If you're considering Oracle, the first step should be to hire a
*good* DBA, then run what they recommend. If they don't care about the
platform, use something you can buy support for that's at least as
good as the support you buy for your database. Also, never forget
Philip Greenspuns description of paying RDBMS vendors:

    The basic pricing strategy of database management system vendors is to
    hang the user up by his heels, see how much money falls out, take it
    all and then ask for another $50,000 for "support".

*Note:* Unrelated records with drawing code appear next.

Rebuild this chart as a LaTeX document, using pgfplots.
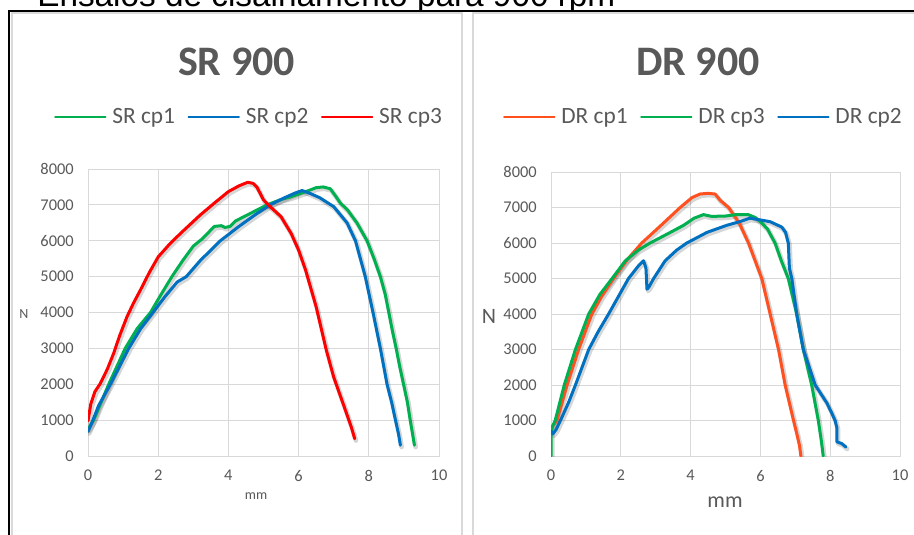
\documentclass[border=0pt]{standalone}
\usepackage{pgfplots}
\usepackage{pgfplotstable}
\pgfplotsset{compat=1.18}
\usepackage{fontspec}
\setmainfont{Carlito}
\newfontfamily\arialf{Liberation Sans}

\definecolor{gridc}{HTML}{D9D9D9}
\definecolor{labelc}{HTML}{595959}
\definecolor{xgreen}{HTML}{00B050}
\definecolor{xblue}{HTML}{0070C0}
\definecolor{xred}{HTML}{FF0000}
\definecolor{xorange}{HTML}{FF5020}

% SR 900
\pgfplotstableread{
x y
0 750
0.16 1000
0.59 2000
1.06 3000
1.4 3550
1.78 4000
2.05 4450
2.39 5000
2.7 5450
3.0 5850
3.25 6050
3.45 6250
3.6 6400
3.8 6420
3.9 6370
4.05 6400
4.2 6550
4.5 6700
4.8 6850
5.1 7000
5.5 7150
5.76 7220
6.0 7300
6.29 7400
6.5 7480
6.7 7500
6.9 7450
7.05 7250
7.19 7050
7.4 6850
7.66 6500
7.95 6000
8.15 5500
8.33 5000
8.47 4500
8.57 4000
8.67 3500
8.78 3000
8.88 2500
8.99 2000
9.1 1500
9.18 1000
9.25 600
9.3 300
}\srone
\pgfplotstableread{
x y
0 680
0.1 900
0.3 1400
0.64 2000
1.16 3000
1.5 3550
1.85 4000
2.2 4450
2.54 4850
2.8 5000
3.2 5450
3.77 6000
4.3 6400
4.8 6750
5.19 7000
5.6 7200
5.9 7330
6.1 7400
6.3 7330
6.6 7200
7.0 6950
7.38 6500
7.62 6000
7.9 5000
8.12 4000
8.33 3000
8.52 2000
8.65 1500
8.76 1000
8.85 600
8.9 300
}\srtwo
\pgfplotstableread{
x y
0 980
0.08 1450
0.2 1800
0.35 2020
0.55 2420
0.73 2860
0.9 3350
1.11 3880
1.3 4270
1.49 4620
1.75 5120
2.0 5550
2.3 5880
2.63 6200
3.2 6720
3.6 7050
4.0 7370
4.3 7530
4.55 7630
4.7 7600
4.81 7500
5.0 7140
5.19 6950
5.5 6670
5.79 6200
6.0 5740
6.2 5180
6.5 4160
6.79 2950
7.0 2200
7.3 1370
7.5 810
7.6 480
}\srthree

% DR 900
\pgfplotstableread{
x y
0 700
0.05 850
0.17 1000
0.46 2000
0.79 3000
1.17 4000
1.45 4500
1.79 5000
2.2 5550
2.6 6000
3.1 6450
3.7 7000
4.04 7280
4.27 7380
4.5 7400
4.7 7380
4.85 7200
5.09 7000
5.4 6550
5.66 6000
5.85 5500
6.04 5000
6.28 4000
6.52 3000
6.71 2000
6.95 1000
7.05 600
7.12 300
7.16 0
}\drone
\pgfplotstableread{
x y
0 0
0 700
0.05 850
0.12 1000
0.38 2000
0.70 3000
1.08 4000
1.4 4550
1.75 5000
2.13 5500
2.5 5800
2.84 6000
3.42 6300
3.8 6500
4.1 6700
4.37 6800
4.6 6750
5.0 6760
5.3 6800
5.65 6800
5.85 6720
6.0 6600
6.2 6400
6.42 6000
6.6 5500
6.8 5000
7.04 4000
7.23 3000
7.47 2000
7.66 1000
7.75 400
7.8 0
}\drthree
\pgfplotstableread{
x y
0 700
0.05 620
0.15 750
0.27 1000
0.5 1500
0.7 2000
1.08 3000
1.35 3500
1.65 4000
2.22 5000
2.5 5350
2.65 5500
2.72 5300
2.75 4700
2.8 4750
2.94 5000
3.27 5500
3.6 5800
3.89 6000
4.47 6300
5.04 6500
5.4 6600
5.7 6700
6.0 6650
6.28 6600
6.61 6450
6.72 6300
6.8 6000
6.83 5300
6.9 5000
7.04 4000
7.23 3000
7.4 2500
7.57 2000
7.9 1500
8.05 1200
8.14 1000
8.19 800
8.19 400
8.33 350
8.45 250
}\drtwo

\pgfplotsset{
  excel/.style={
    scale only axis,
    xmin=0, xmax=10, ymin=0, ymax=8000,
    xtick={0,2,...,10}, ytick={0,1000,...,8000},
    grid=major,
    major grid style={draw=gridc, line width=0.75pt},
    axis line style={draw=gridc, line width=0.75pt},
    tick style={draw=none},
    ticklabel style={font=\fontsize{12.3}{14}\selectfont, text=labelc},
    scaled y ticks=false,
    /pgf/number format/assume math mode=true,
    /pgf/number format/1000 sep={},
    yticklabel style={anchor=east, inner sep=0pt, xshift=-10.5pt},
    xticklabel style={anchor=north, inner sep=0pt, yshift=-10.5pt},
    every axis plot/.append style={line width=2.25pt, line join=round, line cap=round},
    legend columns=3,
    legend cell align=left,
    legend image code/.code={\draw[#1, line width=1.1pt] (0pt,0pt) -- (38pt,0pt);},
    legend style={draw=none, fill=none, text=labelc,
      font=\fontsize{17.5}{19}\selectfont, anchor=center,
      nodes={inner sep=0pt},
      /tikz/every even column/.append style={column sep=9.5pt},
      /tikz/every odd column/.append style={column sep=4.5pt}},
  },
  shadow/.style={black, opacity=0.16, line width=3.6pt, forget plot,
    /tikz/xshift=0.9pt, /tikz/yshift=-1.3pt},
}

\begin{document}
\begin{tikzpicture}
\begin{scope}[x=0.75pt, y=-0.75pt]
  \useasboundingbox (0,0) rectangle (914,535);
  \node[anchor=base west, inner sep=0pt, font=\arialf\fontsize{25}{28}\selectfont] at (37,7) {Ensaios de cisalhamento para 900 rpm};
  \fill[white] (9,11) rectangle (930,545);
  \draw[gridc, line width=1.5pt] (12,545) -- (12,13) -- (462,13) -- (462,545);
  \draw[gridc, line width=1.5pt] (473,545) -- (473,13) -- (930,13);
  \draw[black, line width=1.5pt] (9,545) -- (9,11) -- (930,11);
  \node[font=\bfseries\fontsize{31.5}{34}\selectfont, text=labelc] at (236.5,62) {SR 900};
  \node[font=\bfseries\fontsize{31.5}{34}\selectfont, text=labelc] at (698,62) {DR 900};
  \node[font=\fontsize{10.5}{12}\selectfont, text=labelc] at (24,314) {N};
  \node[font=\fontsize{10.5}{12}\selectfont, text=labelc] at (256,496) {mm};
  \node[font=\fontsize{16.5}{18}\selectfont, text=labelc] at (489,316) {N};
  \node[font=\fontsize{16.5}{18}\selectfont, text=labelc] at (725,502) {mm};
\end{scope}

% SR 900
\begin{axis}[excel,
  at={(66pt,-342pt)}, anchor=south west,
  width=263.25pt, height=215.25pt,
  legend style={at={(0.456,1.181)}},
]
\addplot[shadow] table {\srone};
\addplot[shadow] table {\srtwo};
\addplot[shadow] table {\srthree};
\addplot[xgreen] table {\srone};
\addlegendentry{SR cp1}
\addplot[xblue] table {\srtwo};
\addlegendentry{SR cp2}
\addplot[xred] table {\srthree};
\addlegendentry{SR cp3}
\end{axis}

% DR 900
\begin{axis}[excel,
  at={(413.25pt,-342pt)}, anchor=south west,
  width=261.75pt, height=213pt,
  legend style={at={(0.434,1.194)}},
]
\addplot[shadow] table {\drone};
\addplot[shadow] table {\drthree};
\addplot[shadow] table {\drtwo};
\addplot[xorange] table {\drone};
\addlegendentry{DR cp1}
\addplot[xgreen] table {\drthree};
\addlegendentry{DR cp3}
\addplot[xblue] table {\drtwo};
\addlegendentry{DR cp2}
\end{axis}
\end{tikzpicture}
\end{document}
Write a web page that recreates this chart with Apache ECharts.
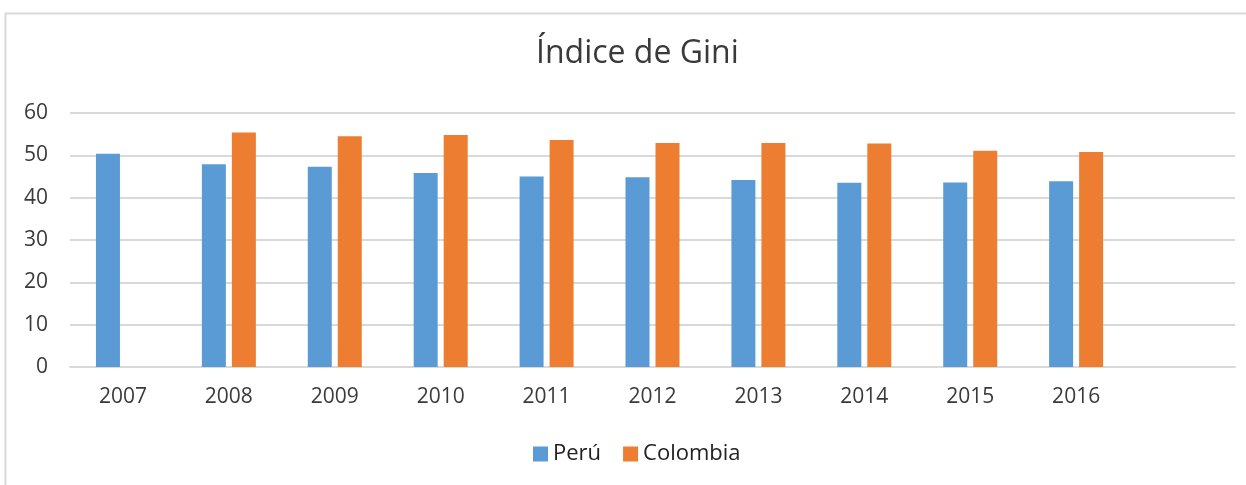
<!DOCTYPE html>
<html>
<head>
<meta charset="utf-8">
<script src="https://cdn.jsdelivr.net/npm/echarts@6/dist/echarts.min.js"></script>
<style>
  html, body { margin: 0; padding: 0; background: #fff; }
  #chart { width: 1246px; height: 485px; }
</style>
</head>
<body>
<div id="chart"></div>
<script>
var years = ['2007', '2008', '2009', '2010', '2011', '2012', '2013', '2014', '2015', '2016', ''];
var peru = [50.4, 47.9, 47.3, 45.8, 45.0, 44.8, 44.2, 43.5, 43.6, 43.9, null];
var colombia = [null, 55.4, 54.5, 54.8, 53.6, 52.9, 52.9, 52.8, 51.1, 50.8, null];
var yTicks = [0, 10, 20, 30, 40, 50, 60];

var myChart = echarts.init(document.getElementById('chart'));
var font = '"Open Sans", sans-serif';

var option = {
  animation: false,
  graphic: [
    {
      type: 'polyline',
      shape: { points: [[5.5, 485], [5.5, 13.5], [1246, 13.5]] },
      style: { stroke: '#d9d9d9', lineWidth: 2, fill: null }
    }
  ],
  title: {
    text: 'Índice de Gini',
    left: 531,
    top: 33,
    textStyle: { fontFamily: font, fontSize: 32, fontWeight: 'normal', color: '#3a3a3a' }
  },
  legend: {
    top: 438,
    left: 528,
    itemWidth: 15,
    itemHeight: 15,
    itemGap: 22,
    icon: 'rect',
    textStyle: { fontFamily: font, fontSize: 22, color: '#222' }
  },
  grid: { left: 70, right: 11, top: 113, bottom: 118 },
  xAxis: {
    type: 'category',
    data: years,
    axisLine: { lineStyle: { color: '#d9d9d9', width: 2 } },
    axisTick: { show: false },
    axisLabel: { fontFamily: font, fontSize: 21, color: '#3a3a3a', margin: 20 }
  },
  yAxis: {
    type: 'value',
    min: yTicks[0],
    max: yTicks[yTicks.length - 1],
    interval: 10,
    axisLine: { show: false },
    axisTick: { show: false },
    splitLine: { lineStyle: { color: '#d9d9d9', width: 2 } },
    axisLabel: { fontFamily: font, fontSize: 21, color: '#3a3a3a', margin: 22 }
  },
  series: [
    {
      name: 'Perú',
      type: 'bar',
      data: peru,
      barWidth: 24,
      barGap: '25%',
      itemStyle: { color: '#5b9bd5' }
    },
    {
      name: 'Colombia',
      type: 'bar',
      data: colombia,
      barWidth: 24,
      itemStyle: { color: '#ed7d31' }
    }
  ]
};

myChart.setOption(option);
</script>
</body>
</html>
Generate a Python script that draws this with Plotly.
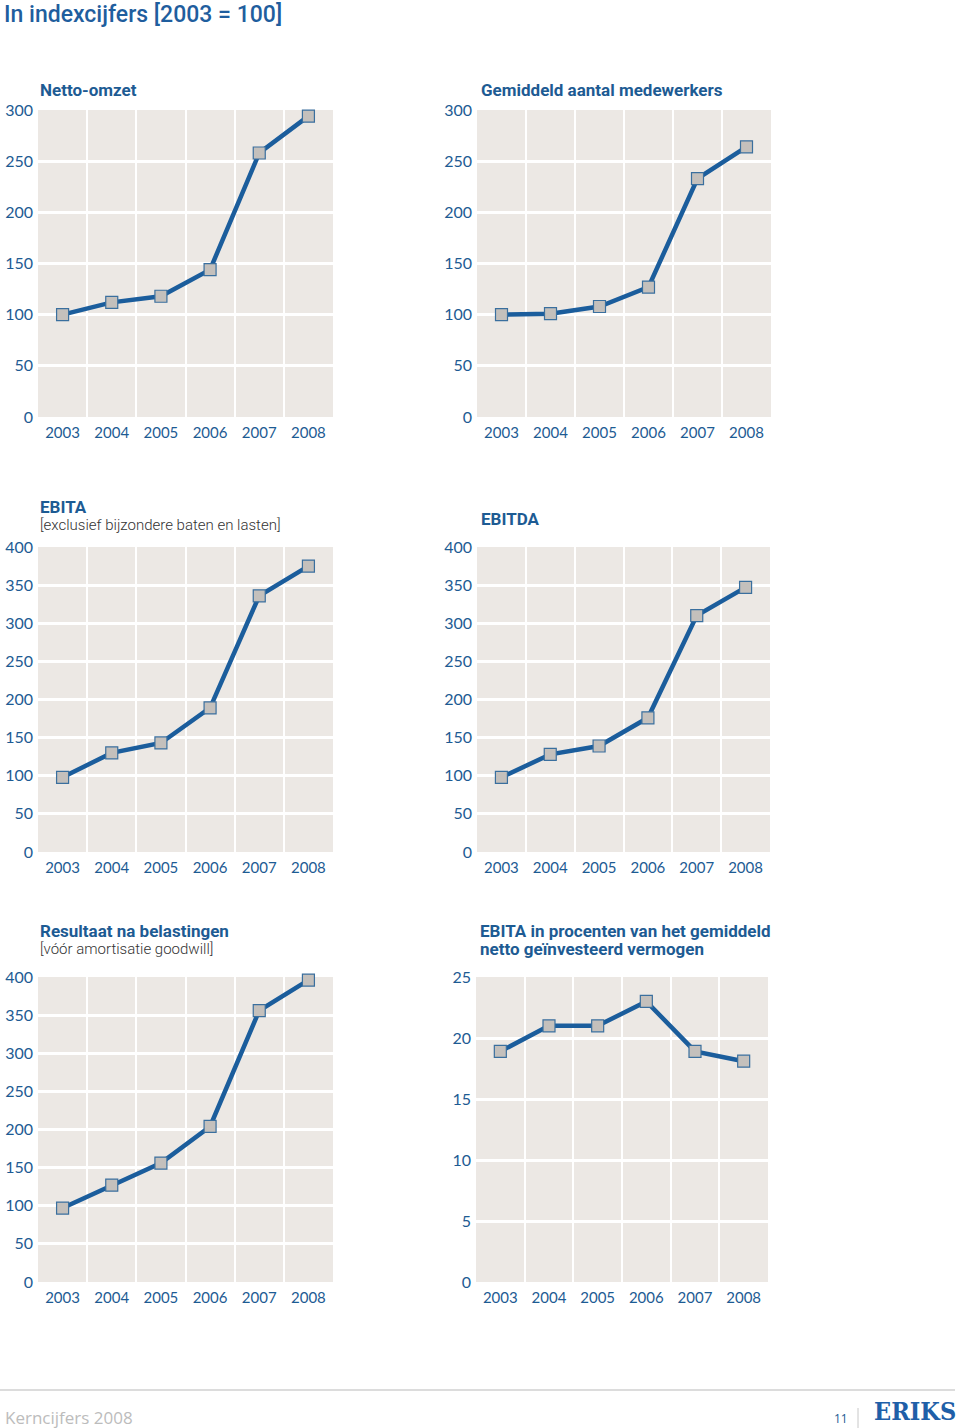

As for emulators: you don't think a Gigahertz PIII with a z80 emulator
can run CP/M-80 faster than the the original 1MHz 8080? There's time
for hundreds of instructions for each 8080 instruction, happening on a
bus and ALUs that are four times as wide as the original. Emulation
code written by anyone with more than half a brain should run *rings*
around the "native system".

For Linux emulation on FreeBSD, the emulation code is a very thin
layer in the kernel, so chances are good that if application X on
FreeBSD is faster than application X on Linux, then application X for
Linux will run faster on FreeBSD emulating Linux than it will on Linux
proper.

Of course, "more smoothly" is another issue completely. So is
support. If you're going to buy a commercial database, you want
support (after all, you don't have source to do it yourself). To
prevent that from simply being throwing your money away, you should
run it on an OS that they support it on, not an emulation thereof;
otherwise you're asking for "Oh, the emulation is broken" in lieu of
fixes.

Note that, as far as support is concerned, it's not clear there is a
difference FreeBSD's Linux emulation and TurboLinux/Mandrake/etc. when
it comes to running a commercial application supported on Redhat.